Austinites Invited to Help Map Austin’s Diverse Music Cultures through Interactive Documentary Project
AUSTIN, Texas — Dec. 3, 2012 — Austinites are invited to help document and map diverse local music cultures on the Austin Music Map, a web-based, interactive, community documentary project that lets users “play” the city.
The map, www.austinmusicmap.com, is a collaboration between Localore producer-in-residence Delaney Hall, KUT’s Texas Music Matters, Zeega and the Association of Independents in Radio (AIR) with funding from the Corporation for Public Broadcasting.
From conjunto at East Austin’s Moose Lodge, to gospel at Deliverance Temple in North Central Austin, to a marching band floating on Barton Creek, the Austin Music Map goes beyond the usual suspects on the Austin music scene in search of the not-so-well-known places where music is being made.
“Austin is full of amazing music and a lot of it happens where you’d least expect, including on front porches, under bridges and at train stations,” said Hall who is directing the Austin Music Map. “There is no single genre or neighborhood that defines the Austin music scene. We’re looking to the community to help us shine a light on some of those under-the-radar venues.”
For the past six months, Hall, the Texas Music Matters staff and KUT’s multimedia team have been building the digital map in collaboration with Zeega, an interactive storytelling production team, and Public School, an Austin design firm. They’ve populated it with some of Austin’s unique musical locales. Videos and interviews featuring the Drum Band at the Juneteenth Parade, the Baby Blue Studio on East 12thSt., and various street performances around town are examples of the in-depth stories represented on the map. (A full list of stories is here.)
Now, the Austin Music Map is ready to welcome content from community members, who are encouraged to upload photos, videos and sound from their favorite out-of-the-way local haunts and upload them to the digital map through Flickr, Soundcloud and YouTube using the hashtag #AustinMusicMap.
Details on how to contribute to the map are available at http://www.austinmusicmap.com/#participate.
“The Austin Music Map is helping KUT extend beyond our core audience to cover and connect with the community on a deeper level,” said Hawk Mendenhall, KUT’s associate general manager and director of broadcast and content. “It’s an exciting new way for us to share the real Austin Music Experience with the world.”
The map is searchable by venue, neighborhood, music genre or band name. Media “pinned” to the Austin Music Map will be tagged and sorted according to musical genre, such as polka, blues, conjunto, electronica, folk or hip hop; or neighborhood, such as Cherrywood, South Congress or Clarksville. Geotagged content will also offer users a sense of Austin’s sonic geography and its neighborhoods that are home to alternative venues where musical subcultures gather.

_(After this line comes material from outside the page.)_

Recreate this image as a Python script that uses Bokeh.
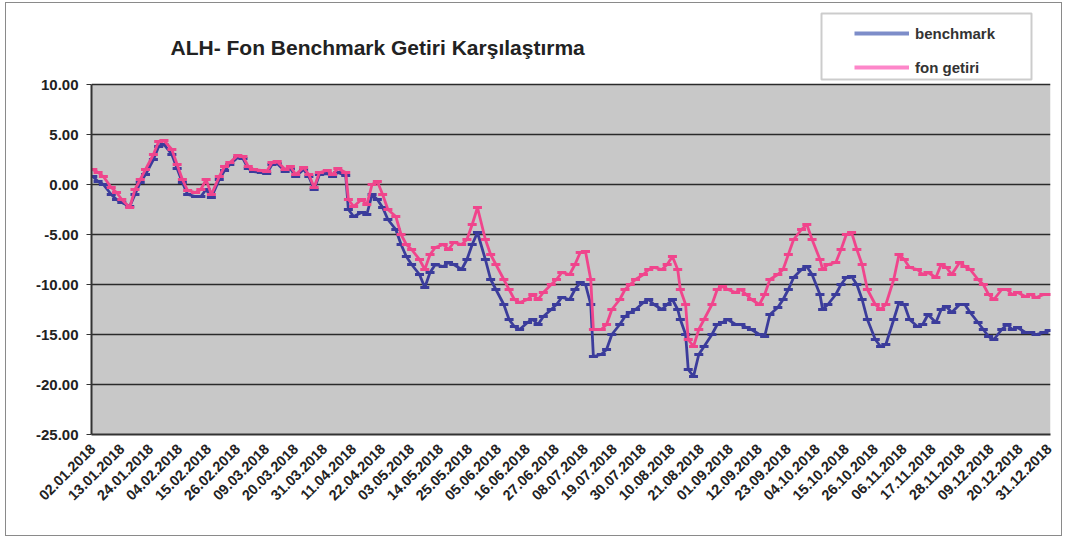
import pandas as pd
from bokeh.plotting import figure
from bokeh.models import (Range1d, FixedTicker, NumeralTickFormatter, DatetimeTickFormatter,
                          Legend, LegendItem, BoxAnnotation, ColumnDataSource, Label)
from bokeh.embed import file_html
from bokeh.resources import INLINE
import math

title_text = "ALH- Fon Benchmark Getiri Karşılaştırma"
series_names = ["benchmark", "fon getiri"]

dates = [
    "02.01.2018", "04.01.2018", "06.01.2018", "09.01.2018", "11.01.2018", "13.01.2018", "16.01.2018",
    "18.01.2018", "20.01.2018", "22.01.2018", "25.01.2018", "27.01.2018", "29.01.2018", "01.02.2018",
    "03.02.2018", "05.02.2018", "07.02.2018", "10.02.2018", "12.02.2018", "14.02.2018", "16.02.2018",
    "19.02.2018", "21.02.2018", "23.02.2018", "26.02.2018", "28.02.2018", "02.03.2018", "04.03.2018",
    "07.03.2018", "09.03.2018", "11.03.2018", "13.03.2018", "16.03.2018", "18.03.2018", "20.03.2018",
    "23.03.2018", "25.03.2018", "27.03.2018", "29.03.2018", "01.04.2018", "03.04.2018", "05.04.2018",
    "08.04.2018", "09.04.2018", "11.04.2018", "14.04.2018", "16.04.2018", "18.04.2018", "20.04.2018",
    "22.04.2018", "24.04.2018", "27.04.2018", "29.04.2018", "01.05.2018", "03.05.2018", "06.05.2018",
    "08.05.2018", "10.05.2018", "12.05.2018", "15.05.2018", "17.05.2018", "19.05.2018", "22.05.2018",
    "24.05.2018", "26.05.2018", "28.05.2018", "31.05.2018", "02.06.2018", "04.06.2018", "07.06.2018",
    "09.06.2018", "11.06.2018", "13.06.2018", "16.06.2018", "18.06.2018", "20.06.2018", "22.06.2018",
    "25.06.2018", "27.06.2018", "29.06.2018", "02.07.2018", "04.07.2018", "06.07.2018", "08.07.2018",
    "10.07.2018", "11.07.2018", "14.07.2018", "16.07.2018", "18.07.2018", "21.07.2018", "23.07.2018",
    "25.07.2018", "27.07.2018", "30.07.2018", "01.08.2018", "03.08.2018", "06.08.2018", "08.08.2018",
    "10.08.2018", "12.08.2018", "13.08.2018", "15.08.2018", "16.08.2018", "18.08.2018", "20.08.2018",
    "22.08.2018", "25.08.2018", "27.08.2018", "29.08.2018", "31.08.2018", "03.09.2018", "05.09.2018",
    "07.09.2018", "09.09.2018", "12.09.2018", "14.09.2018", "16.09.2018", "19.09.2018", "21.09.2018",
    "23.09.2018", "25.09.2018", "28.09.2018", "30.09.2018", "02.10.2018", "05.10.2018", "06.10.2018",
    "08.10.2018", "11.10.2018", "13.10.2018", "15.10.2018", "17.10.2018", "19.10.2018", "21.10.2018",
    "23.10.2018", "26.10.2018", "28.10.2018", "30.10.2018", "02.11.2018", "04.11.2018", "06.11.2018",
    "08.11.2018", "11.11.2018", "13.11.2018", "15.11.2018", "18.11.2018", "20.11.2018", "22.11.2018",
    "24.11.2018", "27.11.2018", "29.11.2018", "01.12.2018", "04.12.2018", "06.12.2018", "08.12.2018",
    "10.12.2018", "13.12.2018", "15.12.2018", "17.12.2018", "19.12.2018", "22.12.2018", "24.12.2018",
    "26.12.2018", "29.12.2018", "31.12.2018",
]

fon_getiri = [
    1.5, 1.2, 0.8, -0.3, -0.8, -1.5, -2.3,
    -0.5, 0.5, 1.5, 3.0, 4.3, 4.4, 3.5,
    2.0, 0.5, -0.6, -0.8, -0.5, 0.5, -1.0,
    0.8, 1.8, 2.2, 2.9, 2.8, 1.8, 1.5,
    1.4, 1.3, 2.2, 2.3, 1.5, 1.8, 1.0,
    1.7, 1.0, -0.3, 1.2, 1.4, 1.0, 1.6,
    1.2, -1.5, -2.2, -1.5, -2.0, 0.0, 0.3,
    -1.0, -2.5, -3.2, -5.0, -6.0, -6.5, -7.5,
    -8.5, -7.0, -6.3, -6.0, -6.5, -5.8, -6.0,
    -5.5, -4.0, -2.3, -5.5, -7.0, -8.0, -9.5,
    -10.5, -11.5, -11.8, -11.5, -11.0, -11.5, -10.8,
    -10.0, -9.5, -8.8, -9.0, -8.0, -6.8, -6.7,
    -9.5, -14.5, -14.5, -14.0, -12.5, -11.5, -10.5,
    -10.0, -9.5, -9.0, -8.5, -8.3, -8.5, -8.0,
    -7.2, -8.5, -10.5, -12.0, -15.5, -16.2, -14.5,
    -13.5, -12.0, -10.5, -10.2, -10.5, -10.8, -10.5,
    -11.0, -11.5, -12.0, -11.0, -9.5, -9.0, -8.5,
    -7.0, -5.5, -4.5, -4.0, -5.5, -7.5, -8.5,
    -8.0, -7.8, -6.5, -5.0, -4.8, -6.5, -8.0,
    -10.5, -12.0, -12.5, -12.0, -9.5, -7.0, -7.5,
    -8.3, -8.5, -9.0, -8.8, -9.3, -8.0, -8.3,
    -9.0, -7.8, -8.2, -8.5, -9.5, -10.0, -11.0,
    -11.5, -10.5, -10.5, -11.0, -10.8, -11.2, -11.0,
    -11.3, -11.0, -11.0,
]

benchmark = [
    0.8, 0.3, 0.0, -1.0, -1.5, -1.8, -2.2,
    -1.0, 0.2, 1.0, 2.5, 3.8, 4.0, 3.0,
    1.6, 0.2, -1.0, -1.2, -1.2, -0.5, -1.3,
    0.5, 1.4, 2.0, 2.7, 2.6, 1.6, 1.3,
    1.2, 1.1, 2.0, 2.1, 1.3, 1.6, 0.8,
    1.5, 0.8, -0.5, 1.0, 1.1, 0.8, 1.2,
    0.9, -2.5, -3.2, -2.8, -3.0, -1.0, -1.5,
    -2.3, -3.5, -4.5, -6.0, -7.2, -8.0, -9.0,
    -10.3, -8.8, -8.0, -8.2, -7.8, -8.0, -8.5,
    -7.5, -6.0, -4.8, -7.5, -9.5, -10.5, -12.0,
    -13.5, -14.2, -14.5, -13.8, -13.5, -14.0, -13.2,
    -12.5, -12.0, -11.3, -11.5, -10.5, -9.8, -10.0,
    -12.0, -17.2, -17.0, -16.5, -15.0, -14.0, -13.2,
    -12.8, -12.5, -11.8, -11.5, -12.0, -12.5, -12.0,
    -11.5, -12.5, -13.5, -15.0, -18.5, -19.2, -17.0,
    -16.2, -15.0, -14.0, -13.8, -13.5, -14.0, -14.0,
    -14.3, -14.5, -15.0, -15.2, -13.0, -12.3, -11.5,
    -10.5, -9.3, -8.5, -8.2, -9.0, -11.0, -12.5,
    -12.0, -11.0, -10.0, -9.3, -9.2, -10.0, -11.5,
    -13.5, -15.5, -16.2, -16.0, -13.5, -11.8, -12.0,
    -13.5, -14.2, -14.0, -13.0, -13.8, -12.5, -12.2,
    -12.8, -12.0, -12.0, -12.8, -13.8, -14.5, -15.2,
    -15.5, -14.5, -14.0, -14.5, -14.3, -14.8, -14.8,
    -15.0, -14.8, -14.6,
]

tick_labels = [
    "02.01.2018", "13.01.2018", "24.01.2018", "04.02.2018", "15.02.2018", "26.02.2018",
    "09.03.2018", "20.03.2018", "31.03.2018", "11.04.2018", "22.04.2018", "03.05.2018",
    "14.05.2018", "25.05.2018", "05.06.2018", "16.06.2018", "27.06.2018", "08.07.2018",
    "19.07.2018", "30.07.2018", "10.08.2018", "21.08.2018", "01.09.2018", "12.09.2018",
    "23.09.2018", "04.10.2018", "15.10.2018", "26.10.2018", "06.11.2018", "17.11.2018",
    "28.11.2018", "09.12.2018", "20.12.2018", "31.12.2018",
]
y_ticks = [-25, -20, -15, -10, -5, 0, 5, 10]

FONT = "Liberation Sans"
BLUE = "#3b3c9b"
PINK = "#f0458c"
BLUE_LEG = "#7d8dc9"
PINK_LEG = "#fd86c9"
PLOT_BG = "#c8c8c8"

x = pd.to_datetime(dates, format="%d.%m.%Y")
src = ColumnDataSource(dict(x=x, bench=benchmark, fon=fon_getiri))
tick_dt = pd.to_datetime(tick_labels, format="%d.%m.%Y")
tick_ms = [t.value / 1e6 for t in tick_dt]

y_lo, y_hi = min(y_ticks), max(y_ticks)
# frame extends above the top gridline so the title and legend sit inside it (not clipped)
frame_h = 431
px_per_unit = 10.0
y_top = y_lo + frame_h / px_per_unit

half_day = pd.Timedelta(hours=12)
p = figure(width=1057, height=534, x_axis_type="datetime",
           x_range=Range1d(tick_dt[0] - half_day, tick_dt[-1] + half_day),
           y_range=Range1d(y_lo, y_top),
           output_backend="svg", toolbar_location=None,
           min_border_left=85, min_border_right=13, min_border_top=0, min_border_bottom=103)
p.styles = {"border": "1px solid #8a8a8a", "margin-left": "5px", "margin-top": "2px"}

p.background_fill_color = "white"
p.border_fill_color = "white"
p.outline_line_color = None

# grey plot area only between the lowest and highest tick
p.add_layout(BoxAnnotation(bottom=y_lo, top=y_hi, fill_color=PLOT_BG, fill_alpha=1.0,
                           line_color=None, level="image"))

p.ygrid.ticker = FixedTicker(ticks=y_ticks)
p.ygrid.grid_line_color = "#2a2a2a"
p.ygrid.grid_line_width = 1.5
p.xgrid.grid_line_color = None

p.yaxis.ticker = FixedTicker(ticks=y_ticks)
p.yaxis.bounds = (y_lo, y_hi)
p.yaxis.formatter = NumeralTickFormatter(format="0.00")
p.yaxis.major_label_text_font = FONT
p.yaxis.major_label_text_font_size = "15px"
p.yaxis.major_label_text_font_style = "bold"
p.yaxis.major_label_text_color = "#222222"
p.yaxis.axis_line_color = "#333333"
p.yaxis.axis_line_width = 2
p.yaxis.major_tick_out = 5
p.yaxis.major_tick_in = 0
p.yaxis.major_tick_line_color = "#333333"
p.yaxis.minor_tick_line_color = None
p.yaxis.major_label_standoff = 8

fmt = "%d.%m.%Y"
p.xaxis.ticker = FixedTicker(ticks=tick_ms)
p.xaxis.formatter = DatetimeTickFormatter(milliseconds=fmt, seconds=fmt, minsec=fmt, minutes=fmt,
                                          hourmin=fmt, hours=fmt, days=fmt, months=fmt, years=fmt)
p.xaxis.major_label_orientation = math.pi / 4
p.xaxis.major_label_text_font = FONT
p.xaxis.major_label_text_font_size = "14.5px"
p.xaxis.major_label_text_font_style = "bold"
p.xaxis.major_label_text_color = "#222222"
p.xaxis.axis_line_color = "#333333"
p.xaxis.axis_line_width = 2
p.xaxis.major_tick_line_color = None
p.xaxis.minor_tick_line_color = None
p.xaxis.major_label_standoff = 6

# data
p.line("x", "bench", source=src, line_color=BLUE, line_width=2.8)
p.scatter("x", "bench", source=src, marker="dash", size=9, line_color=BLUE, line_width=2.8)
p.line("x", "fon", source=src, line_color=PINK, line_width=2.8)
p.scatter("x", "fon", source=src, marker="dash", size=9, line_color=PINK, line_width=2.8)

# title
p.add_layout(Label(x=79, y=387, x_units="screen", y_units="screen", text=title_text,
                   text_font=FONT, text_font_size="21px", text_font_style="bold",
                   text_color="#222222", text_baseline="middle", text_align="left"))

# legend: single-point sources (draw nothing in the plot) with lighter legend colours
leg_b = ColumnDataSource(dict(x=x[:1], y=benchmark[:1]))
leg_f = ColumnDataSource(dict(x=x[:1], y=fon_getiri[:1]))
r_b = p.line("x", "y", source=leg_b, line_color=BLUE_LEG, line_width=4)
r_f = p.line("x", "y", source=leg_f, line_color=PINK_LEG, line_width=4)
box = BoxAnnotation(left=730, right=940, bottom=355, top=421,
                    left_units="screen", right_units="screen", bottom_units="screen", top_units="screen",
                    fill_color="white", fill_alpha=1.0, line_color="#555555", line_width=2)
p.add_layout(box)
legend = Legend(items=[LegendItem(label=series_names[0], renderers=[r_b]),
                       LegendItem(label=series_names[1], renderers=[r_f])],
                location=(763, 357), padding=4, margin=0, spacing=14,
                glyph_width=55, glyph_height=20, label_height=20, label_standoff=6,
                label_text_font=FONT, label_text_font_size="15px", label_text_font_style="bold",
                label_text_color="#333333", border_line_color=None, background_fill_alpha=0)
p.add_layout(legend)

open("out.html", "w").write(file_html(p, INLINE))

Austin’s music culture is constantly evolving and many venues that once thrived — such as the Split Rail on South Lamar, which hosted weekly polka dances, and TC’s Lounge, one of Austin’s most beloved juke joints — have disappeared or changed over the years. The Austin Music Map will serve to document some of the city’s music venues for future generations.
About the Austin Music Map
The Austin Music Map is part of Localore—a national initiative of AIR designed to bring new journalistic and technical ingenuity to extending public media service to more Americans. From Chinese restaurants in Boston, to shuttered factories in Dayton, to Bay Area startups, the 10 Localore production teams are working with their public station incubators to uncover ground-up stories of America in transition. Learn more, and follow the work underway in the ﬁeld at AIRmediaworks.org. Localore is funded by the Corporation for Public Broadcasting, the Wyncote Foundation, the John D and Catherine T MacArthur Foundation and the National Endowment for the Arts.
AIR is a creative brain trust made up of more than 900 media makers from across the U.S. and 20 countries who are re-imagining and reinventing public media and journalism for the 21st century. Its programs are designed to identify, cultivate and deploy gifted talent for the benefit of citizens across the U.S.
Zeega is a non-profit inventing new forms of interactive storytelling through its award-winning multimedia publishing platform and a growing series of innovative documentary projects that span the globe and uncover new perspective on human experience.. The Zeega team is an expanding mix of media-makers, artists, and creative technologists. Zeega creates projects across multiple platforms, connects digital media to physical spaces, and develops open-source tools to enable anyone to experiment with the web as a creative medium.
About KUT 90.5 and KUTX 98.9
For more than 50 years, KUT 90.5, listener-supported public radio from Austin, Texas, has striven to be the most trusted radio source for news and music in Central Texas. A founding member of NPR, KUT established a news department in 2002. Since then, KUT’s news team has won more than 100 state, national and international awards for journalistic excellence. In January 2013, KUT’s unique blend of handpicked and uniquely Austin music programming will move to KUTX 98.9, the Austin Music Experience.